Here is the raw caret result vs ours. Note that caret calls AUPR "AUC" (which we later change, but this is straight from caret):

> pr_models$`Random Forest`$results[1, ]
  mtry splitrule min.node.size       AUC Precision Recall         F      AUCSD PrecisionSD   RecallSD        FSD
1    1      gini             4 0.8955753 0.7356974  0.956 0.8311848 0.02265933   0.0405445 0.01516575 0.03087087
> evaluate(pr_models)
     AUPR     AUROC 
0.7174850 0.8461132 
michaellevy commented 6 years ago

print.predicted_df prints the wrong performance metric too. It gets it from attr(predicted_df, "model_info")$performance, which obviously gets attached in predict and there comes from extract_model_info(model_list)$best_model_perf. extract_model_info gets that from model_list[[1]]$results, which -- as noted in the above comment -- is where caret has the crazy AUPR values. So, in extract_model_info instead of taking best_model_perf from best_metrics[[best_model]], we could take it from evaluate(x). Yes, doing that.

michaellevy commented 6 years ago

Okay, print.predicted_df is fixed. But the summary.model_list and plot.model_list issue remains.

michaellevy commented 6 years ago

I just figured this out. It's that caret uses the reference level of the outcome as the positive class, but we do the opposite. Should be a relatively straightforward fix now.

library(caret)
library(MLmetrics)
library(tidyverse)
set.seed(2695)
data(mtcars)
x <- select(mtcars, -am)
# The factor-levels order here is key.

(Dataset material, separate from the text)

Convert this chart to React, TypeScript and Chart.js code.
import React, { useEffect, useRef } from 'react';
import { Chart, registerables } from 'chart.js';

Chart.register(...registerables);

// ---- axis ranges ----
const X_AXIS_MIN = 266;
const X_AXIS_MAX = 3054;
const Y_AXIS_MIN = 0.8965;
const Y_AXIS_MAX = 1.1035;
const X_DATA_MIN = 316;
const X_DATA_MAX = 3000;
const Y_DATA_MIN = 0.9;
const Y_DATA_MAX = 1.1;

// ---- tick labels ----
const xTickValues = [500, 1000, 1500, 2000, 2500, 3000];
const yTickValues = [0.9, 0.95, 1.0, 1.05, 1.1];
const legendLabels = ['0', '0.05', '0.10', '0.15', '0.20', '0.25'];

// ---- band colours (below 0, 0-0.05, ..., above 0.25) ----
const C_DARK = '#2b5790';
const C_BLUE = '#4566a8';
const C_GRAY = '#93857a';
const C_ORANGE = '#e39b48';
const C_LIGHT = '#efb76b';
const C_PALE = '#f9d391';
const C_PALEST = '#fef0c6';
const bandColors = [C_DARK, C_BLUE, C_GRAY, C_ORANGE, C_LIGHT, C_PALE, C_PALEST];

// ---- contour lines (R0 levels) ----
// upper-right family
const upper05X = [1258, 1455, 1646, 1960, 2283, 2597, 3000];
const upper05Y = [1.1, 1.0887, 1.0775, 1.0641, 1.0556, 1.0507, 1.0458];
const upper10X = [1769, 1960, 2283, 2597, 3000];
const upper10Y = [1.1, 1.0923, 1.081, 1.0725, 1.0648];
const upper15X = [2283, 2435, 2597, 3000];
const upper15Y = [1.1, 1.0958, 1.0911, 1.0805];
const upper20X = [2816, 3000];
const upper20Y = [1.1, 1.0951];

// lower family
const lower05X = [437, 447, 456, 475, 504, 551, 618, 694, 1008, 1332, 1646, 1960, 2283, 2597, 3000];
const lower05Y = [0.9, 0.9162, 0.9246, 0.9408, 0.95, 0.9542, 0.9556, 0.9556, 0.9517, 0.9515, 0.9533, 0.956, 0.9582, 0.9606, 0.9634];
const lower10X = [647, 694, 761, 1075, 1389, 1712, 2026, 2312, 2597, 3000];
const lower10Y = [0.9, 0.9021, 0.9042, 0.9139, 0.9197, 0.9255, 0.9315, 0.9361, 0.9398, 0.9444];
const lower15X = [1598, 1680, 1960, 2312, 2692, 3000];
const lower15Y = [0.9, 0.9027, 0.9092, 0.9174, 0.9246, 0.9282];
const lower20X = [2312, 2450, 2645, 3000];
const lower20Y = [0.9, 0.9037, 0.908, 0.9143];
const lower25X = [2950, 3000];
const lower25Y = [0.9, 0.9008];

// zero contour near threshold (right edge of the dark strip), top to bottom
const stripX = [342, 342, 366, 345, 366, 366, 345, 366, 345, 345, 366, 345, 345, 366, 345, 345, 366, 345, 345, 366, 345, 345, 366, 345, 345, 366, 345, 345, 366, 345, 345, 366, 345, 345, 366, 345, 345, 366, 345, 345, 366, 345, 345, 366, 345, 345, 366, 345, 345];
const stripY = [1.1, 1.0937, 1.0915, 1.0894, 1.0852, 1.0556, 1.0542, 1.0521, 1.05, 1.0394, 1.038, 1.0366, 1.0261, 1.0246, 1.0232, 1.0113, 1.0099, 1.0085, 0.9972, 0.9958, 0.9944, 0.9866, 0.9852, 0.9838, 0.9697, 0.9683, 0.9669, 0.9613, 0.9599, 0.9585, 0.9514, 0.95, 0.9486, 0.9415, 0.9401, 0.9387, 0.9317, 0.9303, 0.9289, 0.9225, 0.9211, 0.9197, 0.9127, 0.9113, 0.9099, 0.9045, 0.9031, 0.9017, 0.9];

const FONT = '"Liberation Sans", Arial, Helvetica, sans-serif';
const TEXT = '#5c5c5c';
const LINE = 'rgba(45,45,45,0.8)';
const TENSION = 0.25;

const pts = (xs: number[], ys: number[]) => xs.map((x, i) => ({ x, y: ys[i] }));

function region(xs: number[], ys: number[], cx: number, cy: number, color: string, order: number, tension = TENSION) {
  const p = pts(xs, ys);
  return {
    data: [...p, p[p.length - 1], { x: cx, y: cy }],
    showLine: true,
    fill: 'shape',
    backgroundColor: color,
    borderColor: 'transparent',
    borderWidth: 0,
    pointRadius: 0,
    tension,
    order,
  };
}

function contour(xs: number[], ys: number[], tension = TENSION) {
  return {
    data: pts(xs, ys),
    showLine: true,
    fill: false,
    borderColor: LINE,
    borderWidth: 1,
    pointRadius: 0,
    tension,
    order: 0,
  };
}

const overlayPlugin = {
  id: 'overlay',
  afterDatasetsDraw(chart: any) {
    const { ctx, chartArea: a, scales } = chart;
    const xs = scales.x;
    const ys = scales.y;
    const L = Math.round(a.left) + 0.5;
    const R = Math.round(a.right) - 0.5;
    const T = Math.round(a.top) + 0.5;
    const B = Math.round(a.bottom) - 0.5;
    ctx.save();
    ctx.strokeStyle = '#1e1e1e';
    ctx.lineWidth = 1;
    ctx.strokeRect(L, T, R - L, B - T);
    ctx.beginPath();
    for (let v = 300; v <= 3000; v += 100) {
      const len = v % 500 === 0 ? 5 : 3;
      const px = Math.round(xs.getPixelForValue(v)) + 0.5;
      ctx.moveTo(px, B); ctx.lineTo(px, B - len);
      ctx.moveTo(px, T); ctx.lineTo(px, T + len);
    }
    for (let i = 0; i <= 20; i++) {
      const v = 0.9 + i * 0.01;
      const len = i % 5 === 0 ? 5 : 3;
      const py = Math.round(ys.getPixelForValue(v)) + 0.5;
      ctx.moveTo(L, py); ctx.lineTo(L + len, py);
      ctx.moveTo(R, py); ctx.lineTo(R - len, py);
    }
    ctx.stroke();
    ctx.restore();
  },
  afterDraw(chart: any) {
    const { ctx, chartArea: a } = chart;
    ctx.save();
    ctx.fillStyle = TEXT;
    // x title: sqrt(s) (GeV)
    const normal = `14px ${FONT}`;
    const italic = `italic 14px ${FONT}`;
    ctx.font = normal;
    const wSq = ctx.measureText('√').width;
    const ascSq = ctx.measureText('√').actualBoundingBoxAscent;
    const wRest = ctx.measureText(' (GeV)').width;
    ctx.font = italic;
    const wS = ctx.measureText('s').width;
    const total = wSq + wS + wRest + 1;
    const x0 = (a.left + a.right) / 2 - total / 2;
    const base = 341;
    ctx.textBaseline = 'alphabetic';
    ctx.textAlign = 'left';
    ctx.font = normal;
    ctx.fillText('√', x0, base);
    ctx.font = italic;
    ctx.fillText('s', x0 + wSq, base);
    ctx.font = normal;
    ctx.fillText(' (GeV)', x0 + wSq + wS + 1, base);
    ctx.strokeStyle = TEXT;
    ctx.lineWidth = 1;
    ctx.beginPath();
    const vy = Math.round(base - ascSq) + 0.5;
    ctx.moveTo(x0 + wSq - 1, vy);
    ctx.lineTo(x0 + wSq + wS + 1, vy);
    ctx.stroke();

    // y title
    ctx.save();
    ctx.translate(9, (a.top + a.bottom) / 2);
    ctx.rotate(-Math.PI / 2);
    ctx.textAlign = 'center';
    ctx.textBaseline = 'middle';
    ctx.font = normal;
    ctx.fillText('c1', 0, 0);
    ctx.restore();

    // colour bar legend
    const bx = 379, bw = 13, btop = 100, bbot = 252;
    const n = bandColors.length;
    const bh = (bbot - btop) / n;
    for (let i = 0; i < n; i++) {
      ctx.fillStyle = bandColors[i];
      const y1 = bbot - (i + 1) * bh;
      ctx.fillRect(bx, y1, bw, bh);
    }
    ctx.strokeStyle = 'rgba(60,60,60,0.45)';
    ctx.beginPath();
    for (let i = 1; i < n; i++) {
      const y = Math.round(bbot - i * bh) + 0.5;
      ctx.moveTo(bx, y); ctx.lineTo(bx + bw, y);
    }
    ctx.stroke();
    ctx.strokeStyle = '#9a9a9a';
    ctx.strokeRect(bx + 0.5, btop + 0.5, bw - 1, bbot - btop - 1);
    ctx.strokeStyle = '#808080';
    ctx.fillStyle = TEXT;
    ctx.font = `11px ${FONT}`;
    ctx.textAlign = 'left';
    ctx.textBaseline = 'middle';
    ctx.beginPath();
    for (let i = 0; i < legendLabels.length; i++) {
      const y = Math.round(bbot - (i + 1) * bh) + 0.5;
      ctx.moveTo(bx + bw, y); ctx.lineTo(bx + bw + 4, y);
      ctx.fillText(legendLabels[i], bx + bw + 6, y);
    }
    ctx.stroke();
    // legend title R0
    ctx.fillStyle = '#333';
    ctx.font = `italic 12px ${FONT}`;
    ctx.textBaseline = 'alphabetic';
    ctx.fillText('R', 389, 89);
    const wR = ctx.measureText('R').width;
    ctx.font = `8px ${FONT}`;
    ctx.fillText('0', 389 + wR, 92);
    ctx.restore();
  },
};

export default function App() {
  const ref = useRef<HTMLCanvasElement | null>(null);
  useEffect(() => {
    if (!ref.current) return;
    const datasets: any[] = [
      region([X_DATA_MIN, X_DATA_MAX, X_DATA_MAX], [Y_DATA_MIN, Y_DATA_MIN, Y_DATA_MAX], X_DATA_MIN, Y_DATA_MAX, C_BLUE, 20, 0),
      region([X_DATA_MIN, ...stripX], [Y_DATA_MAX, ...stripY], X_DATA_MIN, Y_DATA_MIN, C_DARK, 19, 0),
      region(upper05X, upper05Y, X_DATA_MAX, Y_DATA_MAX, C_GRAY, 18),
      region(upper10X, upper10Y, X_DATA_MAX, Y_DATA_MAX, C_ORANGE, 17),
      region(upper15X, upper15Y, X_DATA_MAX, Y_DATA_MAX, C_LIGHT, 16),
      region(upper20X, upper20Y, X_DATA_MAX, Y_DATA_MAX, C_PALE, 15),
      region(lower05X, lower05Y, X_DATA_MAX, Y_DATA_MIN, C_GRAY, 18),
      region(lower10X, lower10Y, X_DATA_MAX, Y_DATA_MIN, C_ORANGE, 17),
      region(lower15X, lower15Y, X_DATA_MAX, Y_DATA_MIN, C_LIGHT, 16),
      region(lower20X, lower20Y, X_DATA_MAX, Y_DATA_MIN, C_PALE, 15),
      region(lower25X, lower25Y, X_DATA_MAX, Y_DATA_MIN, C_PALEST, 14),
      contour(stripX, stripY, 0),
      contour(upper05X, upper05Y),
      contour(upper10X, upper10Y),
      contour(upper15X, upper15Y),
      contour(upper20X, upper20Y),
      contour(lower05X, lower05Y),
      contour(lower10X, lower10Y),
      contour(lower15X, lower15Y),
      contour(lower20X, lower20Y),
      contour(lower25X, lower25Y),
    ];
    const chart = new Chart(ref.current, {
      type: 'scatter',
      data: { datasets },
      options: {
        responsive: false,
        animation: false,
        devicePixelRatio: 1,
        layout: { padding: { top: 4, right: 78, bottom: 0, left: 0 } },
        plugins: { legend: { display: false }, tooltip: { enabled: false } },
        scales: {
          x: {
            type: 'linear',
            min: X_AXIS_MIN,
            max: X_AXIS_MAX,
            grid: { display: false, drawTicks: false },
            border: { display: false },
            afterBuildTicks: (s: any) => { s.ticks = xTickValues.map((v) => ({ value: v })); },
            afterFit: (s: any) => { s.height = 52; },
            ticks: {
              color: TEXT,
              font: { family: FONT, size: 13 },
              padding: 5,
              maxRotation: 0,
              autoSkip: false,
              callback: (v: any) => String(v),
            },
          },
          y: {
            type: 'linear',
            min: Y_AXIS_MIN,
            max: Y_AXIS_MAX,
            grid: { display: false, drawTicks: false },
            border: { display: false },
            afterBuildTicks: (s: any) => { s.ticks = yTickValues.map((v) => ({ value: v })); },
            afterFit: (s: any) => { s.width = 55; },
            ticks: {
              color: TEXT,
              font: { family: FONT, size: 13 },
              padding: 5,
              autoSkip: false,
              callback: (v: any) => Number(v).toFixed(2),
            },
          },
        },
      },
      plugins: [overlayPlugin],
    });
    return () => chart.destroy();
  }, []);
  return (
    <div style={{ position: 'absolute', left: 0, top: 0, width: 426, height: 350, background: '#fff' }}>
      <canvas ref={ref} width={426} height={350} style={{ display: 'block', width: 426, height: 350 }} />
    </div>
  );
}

Flip the levels and you get the wrong
# result that our package currently produces
y <- factor(ifelse(mtcars$am, "Y", "N"), levels = c("Y", "N"))
tc <- trainControl(method = "cv",
                   number = 3, 
                   classProbs = TRUE,
                   summaryFunction = prSummary,
                   search = "random",
                   savePredictions = "final")
tr <- train(x = x,
            y = y,
            method = "ranger",
            metric = "AUC",
            trControl = tc)

# caret's AUPR
tr$results$AUC[1]
#> [1] 0.7666667

# Manually calculated AUPR
tr$pred %>% 
  group_by(Resample) %>% 
  summarize(aupr = PRAUC(y_pred = Y, y_true = ifelse(obs == "Y", 1, 0))) %>% 
  pull(aupr) %>% 
  mean()
#> [1] 0.7666667

Created on 2018-08-27 by the reprex package (v0.2.0).

michaellevy commented 6 years ago

Tricky thing about making the outcome's positive class the reference level: glmnet assumes opposite, so coefficients from a glmnet model trained by caret are opposite. That's caret's problem, not ours, so I think I'll just make the hacky fix of flipping the signs of coefficients for classification models in interpret.